» Given request
Everything from the first line of the data through the line with "(1230,7) -- (1230,725);" is to be echoed exactly, minus the pictures.

-- -- --

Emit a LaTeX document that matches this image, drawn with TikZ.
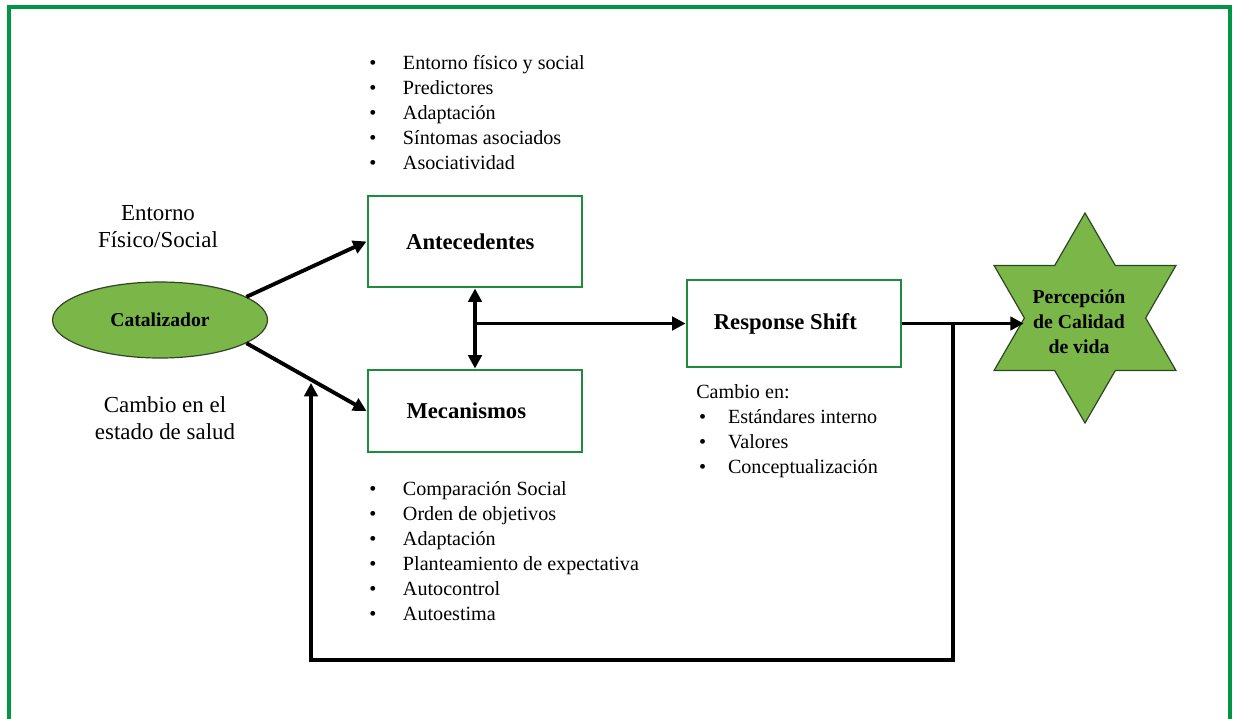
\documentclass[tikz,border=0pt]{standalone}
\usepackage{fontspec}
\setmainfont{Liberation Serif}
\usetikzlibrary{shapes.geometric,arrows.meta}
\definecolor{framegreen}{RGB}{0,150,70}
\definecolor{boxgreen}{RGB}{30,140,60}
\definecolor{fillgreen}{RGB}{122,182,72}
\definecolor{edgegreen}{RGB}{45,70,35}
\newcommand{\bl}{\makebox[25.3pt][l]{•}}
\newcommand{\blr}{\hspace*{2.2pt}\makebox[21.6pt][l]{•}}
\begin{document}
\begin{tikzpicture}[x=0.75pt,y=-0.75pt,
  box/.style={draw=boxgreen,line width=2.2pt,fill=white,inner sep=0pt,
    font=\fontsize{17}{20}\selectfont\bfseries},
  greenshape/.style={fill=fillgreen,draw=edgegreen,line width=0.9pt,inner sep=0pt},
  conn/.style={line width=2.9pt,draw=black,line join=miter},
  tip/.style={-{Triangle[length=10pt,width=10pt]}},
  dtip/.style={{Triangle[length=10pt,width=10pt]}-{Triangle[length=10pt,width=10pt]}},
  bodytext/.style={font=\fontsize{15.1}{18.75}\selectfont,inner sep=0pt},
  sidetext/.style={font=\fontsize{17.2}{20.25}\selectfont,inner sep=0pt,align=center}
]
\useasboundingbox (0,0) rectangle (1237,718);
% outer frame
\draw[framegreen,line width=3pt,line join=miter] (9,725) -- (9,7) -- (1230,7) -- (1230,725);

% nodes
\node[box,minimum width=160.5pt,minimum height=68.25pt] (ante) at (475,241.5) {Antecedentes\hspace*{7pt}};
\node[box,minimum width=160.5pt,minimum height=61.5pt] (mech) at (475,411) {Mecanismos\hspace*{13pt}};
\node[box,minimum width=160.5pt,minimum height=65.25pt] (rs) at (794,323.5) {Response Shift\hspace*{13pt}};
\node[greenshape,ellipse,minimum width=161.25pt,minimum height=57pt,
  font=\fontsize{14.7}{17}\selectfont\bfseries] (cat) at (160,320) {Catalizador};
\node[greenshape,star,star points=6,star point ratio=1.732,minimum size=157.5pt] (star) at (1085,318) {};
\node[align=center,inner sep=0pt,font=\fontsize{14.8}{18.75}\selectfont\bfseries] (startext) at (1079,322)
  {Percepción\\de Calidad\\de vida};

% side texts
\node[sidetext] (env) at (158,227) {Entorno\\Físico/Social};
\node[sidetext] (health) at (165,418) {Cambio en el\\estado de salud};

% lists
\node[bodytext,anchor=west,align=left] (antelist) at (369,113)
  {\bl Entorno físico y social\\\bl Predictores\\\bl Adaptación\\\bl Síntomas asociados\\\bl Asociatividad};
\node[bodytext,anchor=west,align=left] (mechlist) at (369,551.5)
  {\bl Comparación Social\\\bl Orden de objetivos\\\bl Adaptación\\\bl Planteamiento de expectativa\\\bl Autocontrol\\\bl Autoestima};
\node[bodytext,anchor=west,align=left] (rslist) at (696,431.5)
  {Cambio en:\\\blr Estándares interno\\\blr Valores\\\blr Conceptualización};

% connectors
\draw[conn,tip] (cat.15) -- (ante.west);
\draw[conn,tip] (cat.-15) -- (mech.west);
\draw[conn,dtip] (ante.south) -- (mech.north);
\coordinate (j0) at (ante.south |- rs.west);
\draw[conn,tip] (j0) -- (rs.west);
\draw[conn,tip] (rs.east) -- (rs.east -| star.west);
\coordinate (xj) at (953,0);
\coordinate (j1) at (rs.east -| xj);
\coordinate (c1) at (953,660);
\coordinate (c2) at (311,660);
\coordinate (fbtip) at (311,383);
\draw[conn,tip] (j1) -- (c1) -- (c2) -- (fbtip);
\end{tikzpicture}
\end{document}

-- -- --

» Output for this task
Emit a LaTeX document that matches this image, drawn with TikZ.
\documentclass[tikz,border=0pt]{standalone}
\usepackage{fontspec}
\setmainfont{Liberation Serif}
\usetikzlibrary{shapes.geometric,arrows.meta}
\definecolor{framegreen}{RGB}{0,150,70}
\definecolor{boxgreen}{RGB}{30,140,60}
\definecolor{fillgreen}{RGB}{122,182,72}
\definecolor{edgegreen}{RGB}{45,70,35}
\newcommand{\bl}{\makebox[25.3pt][l]{•}}
\newcommand{\blr}{\hspace*{2.2pt}\makebox[21.6pt][l]{•}}
\begin{document}
\begin{tikzpicture}[x=0.75pt,y=-0.75pt,
  box/.style={draw=boxgreen,line width=2.2pt,fill=white,inner sep=0pt,
    font=\fontsize{17}{20}\selectfont\bfseries},
  greenshape/.style={fill=fillgreen,draw=edgegreen,line width=0.9pt,inner sep=0pt},
  conn/.style={line width=2.9pt,draw=black,line join=miter},
  tip/.style={-{Triangle[length=10pt,width=10pt]}},
  dtip/.style={{Triangle[length=10pt,width=10pt]}-{Triangle[length=10pt,width=10pt]}},
  bodytext/.style={font=\fontsize{15.1}{18.75}\selectfont,inner sep=0pt},
  sidetext/.style={font=\fontsize{17.2}{20.25}\selectfont,inner sep=0pt,align=center}
]
\useasboundingbox (0,0) rectangle (1237,718);
% outer frame
\draw[framegreen,line width=3pt,line join=miter] (9,725) -- (9,7) -- (1230,7) -- (1230,725);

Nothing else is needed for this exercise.